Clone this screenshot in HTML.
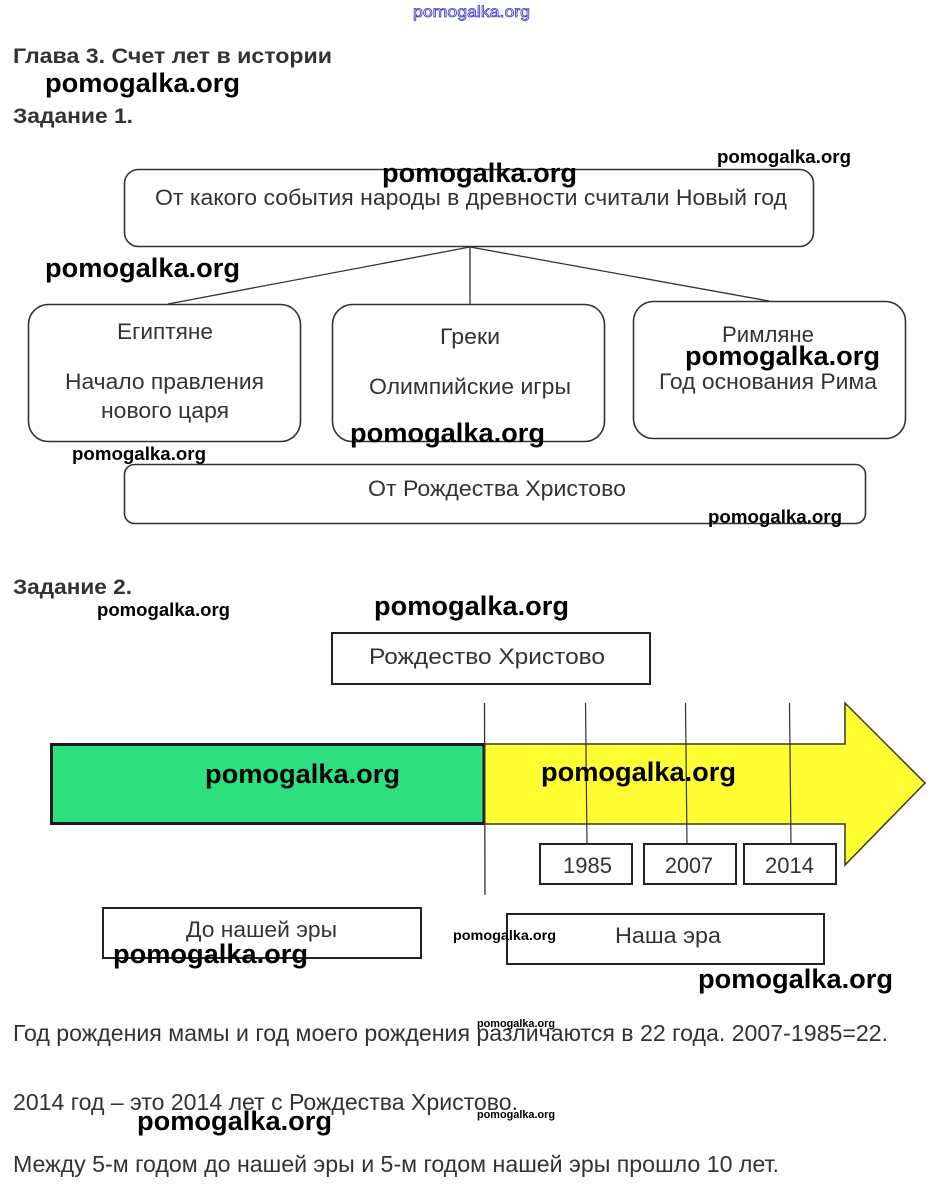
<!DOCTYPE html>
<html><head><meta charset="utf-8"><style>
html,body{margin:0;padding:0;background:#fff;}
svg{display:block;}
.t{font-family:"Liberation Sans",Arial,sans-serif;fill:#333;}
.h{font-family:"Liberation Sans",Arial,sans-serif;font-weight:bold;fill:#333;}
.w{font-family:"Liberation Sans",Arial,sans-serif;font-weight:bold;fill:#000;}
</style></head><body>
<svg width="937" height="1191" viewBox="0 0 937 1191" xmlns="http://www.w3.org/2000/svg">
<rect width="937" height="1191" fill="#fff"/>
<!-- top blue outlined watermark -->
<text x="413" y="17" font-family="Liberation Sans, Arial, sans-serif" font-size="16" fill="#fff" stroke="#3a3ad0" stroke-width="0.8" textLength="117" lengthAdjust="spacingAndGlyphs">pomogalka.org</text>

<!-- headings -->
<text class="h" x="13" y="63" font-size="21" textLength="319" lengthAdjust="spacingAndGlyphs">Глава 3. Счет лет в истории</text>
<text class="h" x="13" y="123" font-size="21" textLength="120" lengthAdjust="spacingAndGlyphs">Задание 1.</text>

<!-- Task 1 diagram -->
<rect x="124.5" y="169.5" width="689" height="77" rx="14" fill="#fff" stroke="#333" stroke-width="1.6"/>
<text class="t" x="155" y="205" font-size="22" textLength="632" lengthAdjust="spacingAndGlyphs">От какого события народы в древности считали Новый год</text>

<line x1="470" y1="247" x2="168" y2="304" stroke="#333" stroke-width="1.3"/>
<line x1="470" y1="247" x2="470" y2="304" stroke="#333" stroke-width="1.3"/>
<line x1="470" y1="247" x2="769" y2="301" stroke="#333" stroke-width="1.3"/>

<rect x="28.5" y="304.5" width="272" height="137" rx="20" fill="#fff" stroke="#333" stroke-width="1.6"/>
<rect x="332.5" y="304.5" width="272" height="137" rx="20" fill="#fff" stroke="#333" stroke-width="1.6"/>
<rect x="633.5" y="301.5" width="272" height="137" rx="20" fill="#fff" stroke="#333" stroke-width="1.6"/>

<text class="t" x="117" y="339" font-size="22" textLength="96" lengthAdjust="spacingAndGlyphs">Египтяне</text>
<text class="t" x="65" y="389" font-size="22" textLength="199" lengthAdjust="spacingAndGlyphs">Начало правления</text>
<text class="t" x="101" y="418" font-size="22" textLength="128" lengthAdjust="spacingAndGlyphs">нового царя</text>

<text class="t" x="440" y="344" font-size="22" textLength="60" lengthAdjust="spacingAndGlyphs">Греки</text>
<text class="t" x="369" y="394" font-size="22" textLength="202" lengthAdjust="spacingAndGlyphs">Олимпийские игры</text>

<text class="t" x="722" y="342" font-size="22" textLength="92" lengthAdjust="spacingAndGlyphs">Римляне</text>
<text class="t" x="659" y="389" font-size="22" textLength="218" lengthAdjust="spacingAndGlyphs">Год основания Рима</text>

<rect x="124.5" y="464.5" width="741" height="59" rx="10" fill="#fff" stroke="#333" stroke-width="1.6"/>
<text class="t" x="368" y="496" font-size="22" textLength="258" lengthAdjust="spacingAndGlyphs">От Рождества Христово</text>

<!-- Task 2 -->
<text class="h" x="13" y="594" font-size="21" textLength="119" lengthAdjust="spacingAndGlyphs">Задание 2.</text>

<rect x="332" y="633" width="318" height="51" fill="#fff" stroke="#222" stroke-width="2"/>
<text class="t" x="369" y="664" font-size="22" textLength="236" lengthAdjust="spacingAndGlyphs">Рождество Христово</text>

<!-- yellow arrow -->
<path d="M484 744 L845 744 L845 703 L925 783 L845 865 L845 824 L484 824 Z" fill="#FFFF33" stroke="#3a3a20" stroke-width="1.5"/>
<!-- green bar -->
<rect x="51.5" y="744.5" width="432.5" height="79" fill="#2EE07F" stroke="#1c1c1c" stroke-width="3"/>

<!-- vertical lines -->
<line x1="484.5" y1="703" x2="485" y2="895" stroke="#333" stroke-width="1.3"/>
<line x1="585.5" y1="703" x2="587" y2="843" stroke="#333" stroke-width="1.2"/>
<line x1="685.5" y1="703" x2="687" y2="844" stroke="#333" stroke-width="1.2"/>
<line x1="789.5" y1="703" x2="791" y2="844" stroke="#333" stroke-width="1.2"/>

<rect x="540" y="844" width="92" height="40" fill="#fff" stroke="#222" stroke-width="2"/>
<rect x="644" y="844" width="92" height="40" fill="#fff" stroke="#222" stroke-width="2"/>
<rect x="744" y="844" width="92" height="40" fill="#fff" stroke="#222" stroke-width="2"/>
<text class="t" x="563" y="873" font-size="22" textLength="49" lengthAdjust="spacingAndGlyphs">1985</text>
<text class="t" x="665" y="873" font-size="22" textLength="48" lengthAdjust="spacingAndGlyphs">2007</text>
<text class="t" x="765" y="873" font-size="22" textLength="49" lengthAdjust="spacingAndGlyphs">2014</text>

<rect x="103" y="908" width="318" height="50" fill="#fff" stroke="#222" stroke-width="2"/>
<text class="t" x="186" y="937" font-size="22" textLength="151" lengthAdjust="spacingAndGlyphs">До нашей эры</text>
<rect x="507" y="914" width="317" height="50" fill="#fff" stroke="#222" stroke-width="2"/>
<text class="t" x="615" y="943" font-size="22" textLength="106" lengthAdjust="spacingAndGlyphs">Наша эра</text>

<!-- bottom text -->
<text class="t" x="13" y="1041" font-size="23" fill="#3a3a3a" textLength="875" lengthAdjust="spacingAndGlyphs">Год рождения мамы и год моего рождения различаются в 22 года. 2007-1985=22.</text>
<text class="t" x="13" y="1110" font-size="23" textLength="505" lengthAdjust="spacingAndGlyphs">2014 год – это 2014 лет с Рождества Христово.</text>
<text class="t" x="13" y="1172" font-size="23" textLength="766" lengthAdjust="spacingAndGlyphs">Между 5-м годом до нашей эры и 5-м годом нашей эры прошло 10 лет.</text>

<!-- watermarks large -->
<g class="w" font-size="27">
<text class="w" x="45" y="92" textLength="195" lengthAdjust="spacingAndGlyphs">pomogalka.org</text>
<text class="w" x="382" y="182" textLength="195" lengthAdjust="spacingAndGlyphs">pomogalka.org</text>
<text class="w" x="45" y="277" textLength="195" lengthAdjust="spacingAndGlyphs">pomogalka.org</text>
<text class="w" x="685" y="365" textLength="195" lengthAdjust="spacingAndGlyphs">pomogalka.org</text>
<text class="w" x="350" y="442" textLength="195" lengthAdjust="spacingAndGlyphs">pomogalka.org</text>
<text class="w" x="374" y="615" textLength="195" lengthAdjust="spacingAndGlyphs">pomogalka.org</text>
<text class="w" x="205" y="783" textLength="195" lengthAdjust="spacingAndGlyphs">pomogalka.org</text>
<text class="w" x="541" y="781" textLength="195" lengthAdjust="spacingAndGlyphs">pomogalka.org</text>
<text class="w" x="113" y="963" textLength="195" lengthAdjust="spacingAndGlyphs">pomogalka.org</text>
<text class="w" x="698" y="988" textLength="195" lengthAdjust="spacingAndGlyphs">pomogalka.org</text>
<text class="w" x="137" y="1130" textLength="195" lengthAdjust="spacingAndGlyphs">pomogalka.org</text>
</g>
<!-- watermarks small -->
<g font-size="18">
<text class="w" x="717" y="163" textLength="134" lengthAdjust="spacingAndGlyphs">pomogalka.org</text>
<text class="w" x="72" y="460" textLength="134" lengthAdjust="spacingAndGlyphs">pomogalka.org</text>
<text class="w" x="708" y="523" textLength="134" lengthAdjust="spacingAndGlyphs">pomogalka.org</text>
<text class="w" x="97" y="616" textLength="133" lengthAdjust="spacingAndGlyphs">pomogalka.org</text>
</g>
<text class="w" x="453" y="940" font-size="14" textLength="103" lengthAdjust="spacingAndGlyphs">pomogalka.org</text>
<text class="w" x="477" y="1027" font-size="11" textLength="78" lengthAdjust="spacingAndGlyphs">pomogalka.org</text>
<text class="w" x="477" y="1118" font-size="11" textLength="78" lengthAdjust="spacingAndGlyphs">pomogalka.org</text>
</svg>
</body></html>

★ ★ ★ ★ ★

Exercise goal: From the top of the listing above, repeat each line exactly until you reach the line containing "считали Новый год</text>", and repeat that one too. Leave the pictures out.

Task result:
Clone this screenshot in HTML.
<!DOCTYPE html>
<html><head><meta charset="utf-8"><style>
html,body{margin:0;padding:0;background:#fff;}
svg{display:block;}
.t{font-family:"Liberation Sans",Arial,sans-serif;fill:#333;}
.h{font-family:"Liberation Sans",Arial,sans-serif;font-weight:bold;fill:#333;}
.w{font-family:"Liberation Sans",Arial,sans-serif;font-weight:bold;fill:#000;}
</style></head><body>
<svg width="937" height="1191" viewBox="0 0 937 1191" xmlns="http://www.w3.org/2000/svg">
<rect width="937" height="1191" fill="#fff"/>
<!-- top blue outlined watermark -->
<text x="413" y="17" font-family="Liberation Sans, Arial, sans-serif" font-size="16" fill="#fff" stroke="#3a3ad0" stroke-width="0.8" textLength="117" lengthAdjust="spacingAndGlyphs">pomogalka.org</text>

<!-- headings -->
<text class="h" x="13" y="63" font-size="21" textLength="319" lengthAdjust="spacingAndGlyphs">Глава 3. Счет лет в истории</text>
<text class="h" x="13" y="123" font-size="21" textLength="120" lengthAdjust="spacingAndGlyphs">Задание 1.</text>

<!-- Task 1 diagram -->
<rect x="124.5" y="169.5" width="689" height="77" rx="14" fill="#fff" stroke="#333" stroke-width="1.6"/>
<text class="t" x="155" y="205" font-size="22" textLength="632" lengthAdjust="spacingAndGlyphs">От какого события народы в древности считали Новый год</text>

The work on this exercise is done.